Нет, и взрывы едва ли пугают Катунь. Не понять ей, вольно рожденной и вольно живущей, что эту дорогу пробивают не под ее удобным боком, а — чтобы вонзиться в нее, и раз, и второй, и неизвестно сколько еще…
Валерий Иванович Чаптанов повез нас на дно будущего водохранилища. Леса там и верно немного, земля каменистая. В сухое лето трава, едва взойдя, тут же под солнцем и выгорает. Разольется за берега от подпора на семьдесят километров, по сравнению с землями, которые ушли под воду от Братской и Усть-Илимской гидростанций, — раз плюнуть. Затопляться будет одна деревня Куюс, мы доехали и до нее, открыли при въезде тяжелые металлические ворота — поскотина до сих пор огораживается здесь от полей — и, вздымая за собою пыль, покрутились по улицам, затем вышли.

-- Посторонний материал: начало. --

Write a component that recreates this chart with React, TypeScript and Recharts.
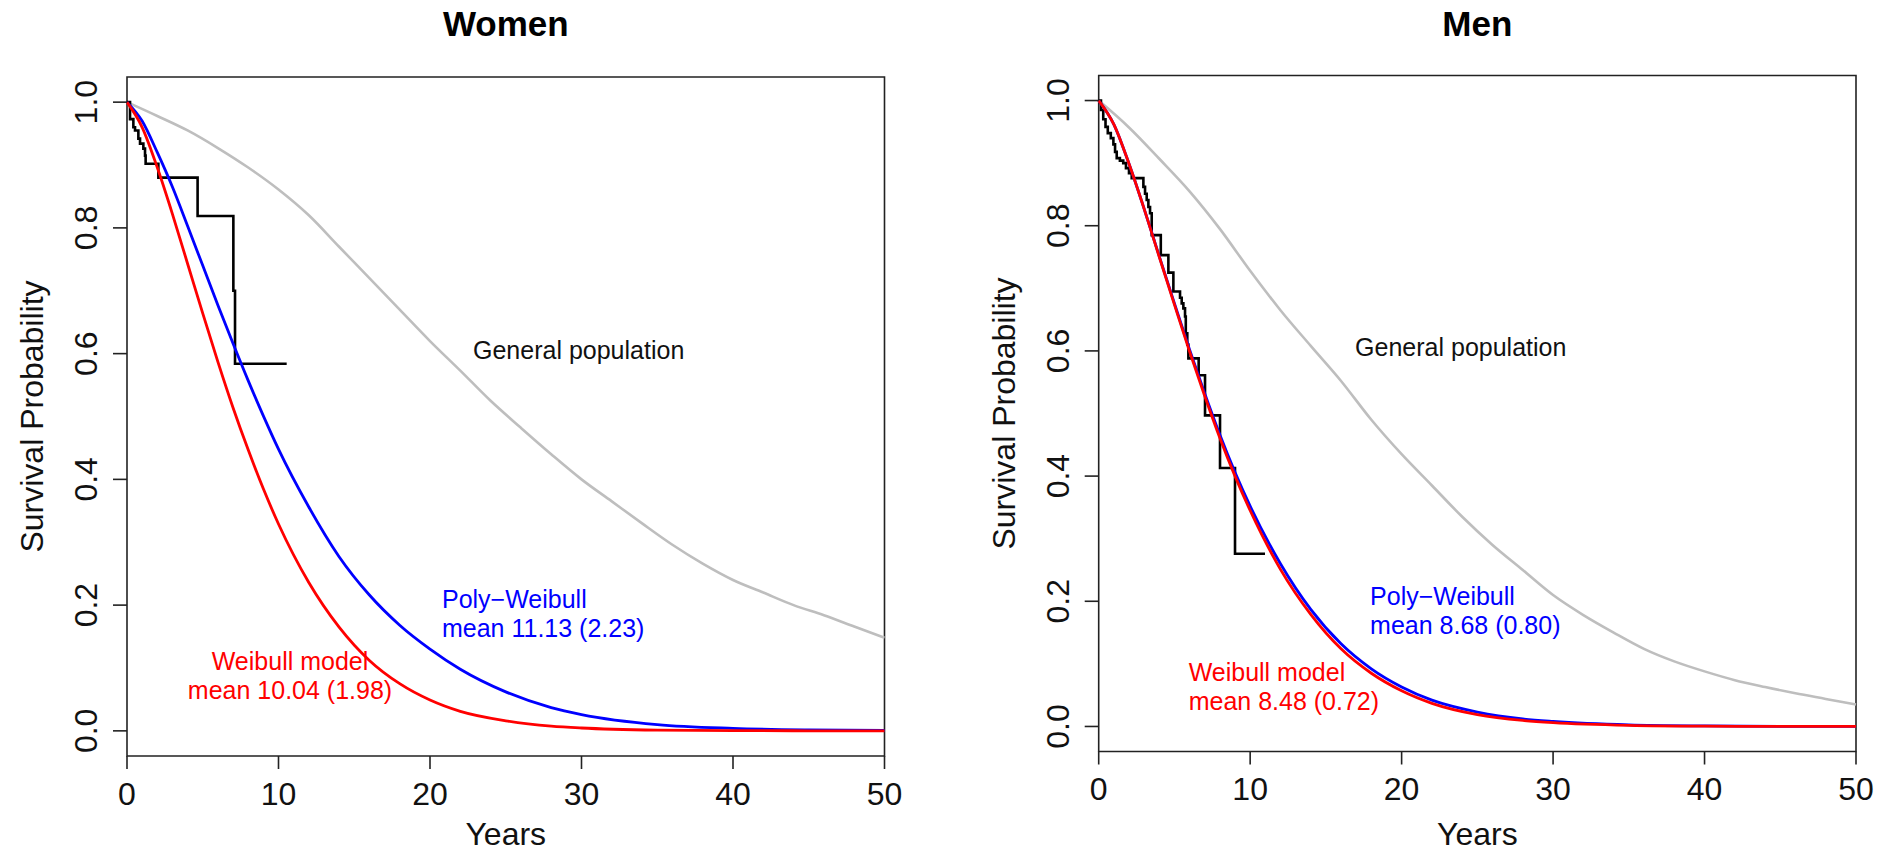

Деревня невзрачная, с беспорядочным раскидом рубленных на скору руку избенок. Много на нее слез не выжмешь, в этом приходилось соглашаться с Валерием Ивановичем. Местный житель, разумеется, рассуждает по-другому, и слезы у него не наши, экскурсионные, но в таких случаях, вероятно, следует исходить из здравого смысла. И, если исходить из здравого смысла, дело не в каменистой земле, не в лесном и урожайном уроне, не в степной голостойной деревеньке Куюс — не столько и не такое кануло с рукотворными морями в тартарары! — дело куда как в другом. Обжегшись на молоке, поневоле начинаешь дуть на воду. Не такое терялось, но не хватит ли терять, если можно без этого обойтись?! Главные пропажи на Катуни будут не от того, что удастся измерить и подсчитать, не ущемлением целого от изменения части — с частью-то как-нибудь бы смирились. Только ничто, никакая малость в этом природном, редкостной удачи инструменте, как в скрипке великого мастера, не изымется без того, чтобы не испортить весь инструмент. Для людей деловой хватки, правящих бал, это пустая красивость, не больше, и на балу они обойдутся электромузыкой, но это не значит, что под их дуду мы станем плясать всегда.
Я был наказан. Когда в одном высокочтимом барнаульском кабинете я пустился в рассуждения, что да, потери земли с одной электростанцией невелики и она могла бы быть, но… Дальше случившийся при разговоре журналист не слушал. Никаких «но». Его статья, перепечатанная десятками газет, без оговорок, будто самого родного человека, пригвождала меня к порогу Минэнерго.